Indirectement visé, le roi répondit par de sérieuses réprimandes et l’exil pour certains des protagonistes de la célèbre rencontre de Roissy. Bussy vit sa réputation d’esprit irréligieux confirmée. Il fit un séjour à la Bastille, avant de pouvoir regagner la Bourgogne pour des raisons de santé. La disgrâce, qui devait finalement s’atténuer lorsqu’il obtint une pension de la part du roi, permit au fin lettré qu’il était de s’adonner plus avant à l’écriture et au «rabutinage» avec Madame de Sévigné. A cet égard, Bussy laissa à la postérité une œuvre littéraire majeure.

Personnage rocambolesque, le libertin devait constamment se singulariser. D’ailleurs, contrairement au commun des mortels, «il mourut trois fois». L’exil dont il vient d’être question représenta «une mort sociale» (p.170). Sa deuxième mort eut lieu à Autun, en 1693 : âgé de soixante-quatorze ans, il succomba d’apoplexie. Sa troisième et dernière mort résulte des nombreuses critiques assassines dont il a fait l’objet après sa disparition. Sévère, Voltaire le trouva «ennuyeux». Ouvertement hostile à Bussy, Saint-Simon écrivit quant à lui que «toutes ses lettres sentent la rage, l’envie et le faux, et un retour d’encens à soi-même qui répand le dégoût partout» (p.174).

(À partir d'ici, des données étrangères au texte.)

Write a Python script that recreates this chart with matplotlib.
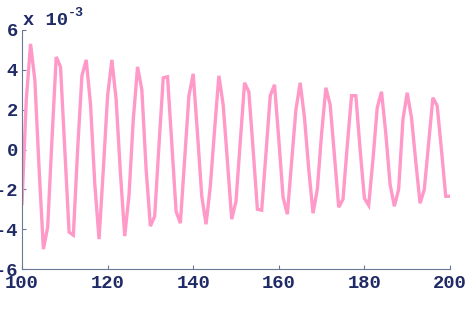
import matplotlib
matplotlib.use("Agg")
import matplotlib.pyplot as plt
import numpy as np

x_vals = list(range(100, 201))
y_vals = [
    -2.7, 2.5, 5.3, 3.5, -1.0, -5.0, -3.9, 0.5, 4.65, 4.15,
    0.0, -4.15, -4.3, 0.0, 3.7, 4.5, 2.3, -1.7, -4.5, -1.0,
    2.7, 4.5, 2.5, -1.2, -4.35, -2.3, 1.5, 4.15, 3.0, -1.0,
    -3.85, -3.35, 0.2, 3.6, 3.65, 0.3, -3.1, -3.7, -0.5, 2.7,
    3.8, 0.8, -2.35, -3.75, -1.85, 1.0, 3.7, 2.25, -0.6, -3.5,
    -2.6, 0.4, 3.35, 2.9, 0.0, -3.0, -3.05, -0.2, 2.7, 3.25,
    0.5, -2.4, -3.25, -0.6, 2.0, 3.35, 1.6, -1.0, -3.2, -2.0,
    0.8, 3.1, 2.25, -0.3, -2.9, -2.5, 0.2, 2.7, 2.7, 0.0,
    -2.45, -2.8, -0.5, 2.1, 2.9, 0.8, -1.75, -2.85, -2.0, 1.5,
    2.85, 1.6, -0.6, -2.7, -2.0, 0.3, 2.6, 2.2, 0.0, -2.35,
    -2.35,
]
x_ticks = [100, 120, 140, 160, 180, 200]
y_ticks = [-6, -4, -2, 0, 2, 4, 6]
scale_label = "x 10"
scale_exp = "-3"

text_color = "#1f2a66"
spine_color = "#6a7896"
line_color = "#ff99c8"

plt.rcParams['axes.unicode_minus'] = False
plt.rcParams['font.family'] = ['Liberation Mono', 'DejaVu Sans Mono']

fig = plt.figure(figsize=(4.75, 3.11), dpi=100)
ax = fig.add_axes([22/475, 1-269/311, (450-22)/475, (269-30)/311])

ax.plot(x_vals, y_vals, color=line_color, lw=2.4, solid_joinstyle='miter')

ax.set_xlim(100, 200)
ax.set_ylim(-6, 6)
ax.set_xticks(x_ticks)
ax.set_yticks(y_ticks)
ax.set_xticklabels([str(t) for t in x_ticks])
ax.set_yticklabels([str(t) for t in y_ticks])

for s in ['top', 'right']:
    ax.spines[s].set_visible(False)
for s in ['left', 'bottom']:
    ax.spines[s].set_color(spine_color)
    ax.spines[s].set_linewidth(0.8)

ax.tick_params(axis='both', direction='in', length=3, width=0.8,
               color=spine_color, labelcolor=text_color, labelsize=13.5)
ax.tick_params(axis='x', pad=4)
ax.tick_params(axis='y', pad=3)
for lab in ax.get_xticklabels() + ax.get_yticklabels():
    lab.set_fontweight('bold')

fig.text(23/475, 1-25/311, scale_label, color=text_color, fontsize=13.5,
         fontweight='bold', ha='left', va='baseline')
fig.text(68/475, 1-16/311, scale_exp, color=text_color, fontsize=9.5,
         fontweight='bold', ha='left', va='baseline')

fig.savefig("out.png", dpi=100)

Le jugement apparait plutôt rude à Daniel-Henri Vincent, lequel conclut cette fort intéressante biographie en rappelant que la punition infligée au libertin fut finalement «heureuse» : sans elle, Bussy serait probablement devenu maréchal et l’«une des œuvres les plus originales et les plus spirituelles du Grand Siècle n’aurait pas vu le jour» (p.181).